(COLLECTED DATA)
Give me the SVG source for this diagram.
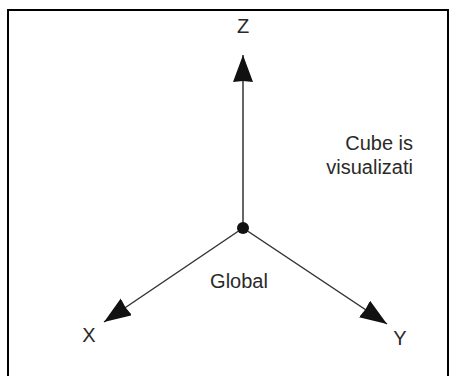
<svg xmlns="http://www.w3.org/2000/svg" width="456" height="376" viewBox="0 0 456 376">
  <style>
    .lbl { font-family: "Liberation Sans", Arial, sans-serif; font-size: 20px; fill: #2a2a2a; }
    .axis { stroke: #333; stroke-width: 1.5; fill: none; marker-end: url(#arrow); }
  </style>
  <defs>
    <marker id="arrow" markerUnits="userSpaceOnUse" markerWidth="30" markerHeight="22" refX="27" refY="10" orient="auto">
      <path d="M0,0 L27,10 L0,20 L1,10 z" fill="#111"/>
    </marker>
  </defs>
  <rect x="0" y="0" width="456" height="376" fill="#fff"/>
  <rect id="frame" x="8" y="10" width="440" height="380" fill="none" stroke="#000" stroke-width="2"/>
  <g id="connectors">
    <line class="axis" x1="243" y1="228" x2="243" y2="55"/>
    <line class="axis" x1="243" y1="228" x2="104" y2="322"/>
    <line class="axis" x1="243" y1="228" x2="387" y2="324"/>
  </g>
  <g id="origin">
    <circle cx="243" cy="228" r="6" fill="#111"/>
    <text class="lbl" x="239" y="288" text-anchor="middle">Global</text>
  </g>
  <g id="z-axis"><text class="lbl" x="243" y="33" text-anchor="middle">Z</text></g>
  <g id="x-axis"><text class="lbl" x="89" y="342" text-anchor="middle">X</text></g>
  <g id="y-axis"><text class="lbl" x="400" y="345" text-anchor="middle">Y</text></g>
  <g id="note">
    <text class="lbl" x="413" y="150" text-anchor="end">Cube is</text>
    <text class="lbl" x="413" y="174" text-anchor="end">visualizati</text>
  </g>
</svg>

(STATED PROBLEM)
Please write out all of the material above without changing a word, and omit any pictures.

(TASK RESULT)
Give me the SVG source for this diagram.
<svg xmlns="http://www.w3.org/2000/svg" width="456" height="376" viewBox="0 0 456 376">
  <style>
    .lbl { font-family: "Liberation Sans", Arial, sans-serif; font-size: 20px; fill: #2a2a2a; }
    .axis { stroke: #333; stroke-width: 1.5; fill: none; marker-end: url(#arrow); }
  </style>
  <defs>
    <marker id="arrow" markerUnits="userSpaceOnUse" markerWidth="30" markerHeight="22" refX="27" refY="10" orient="auto">
      <path d="M0,0 L27,10 L0,20 L1,10 z" fill="#111"/>
    </marker>
  </defs>
  <rect x="0" y="0" width="456" height="376" fill="#fff"/>
  <rect id="frame" x="8" y="10" width="440" height="380" fill="none" stroke="#000" stroke-width="2"/>
  <g id="connectors">
    <line class="axis" x1="243" y1="228" x2="243" y2="55"/>
    <line class="axis" x1="243" y1="228" x2="104" y2="322"/>
    <line class="axis" x1="243" y1="228" x2="387" y2="324"/>
  </g>
  <g id="origin">
    <circle cx="243" cy="228" r="6" fill="#111"/>
    <text class="lbl" x="239" y="288" text-anchor="middle">Global</text>
  </g>
  <g id="z-axis"><text class="lbl" x="243" y="33" text-anchor="middle">Z</text></g>
  <g id="x-axis"><text class="lbl" x="89" y="342" text-anchor="middle">X</text></g>
  <g id="y-axis"><text class="lbl" x="400" y="345" text-anchor="middle">Y</text></g>
  <g id="note">
    <text class="lbl" x="413" y="150" text-anchor="end">Cube is</text>
    <text class="lbl" x="413" y="174" text-anchor="end">visualizati</text>
  </g>
</svg>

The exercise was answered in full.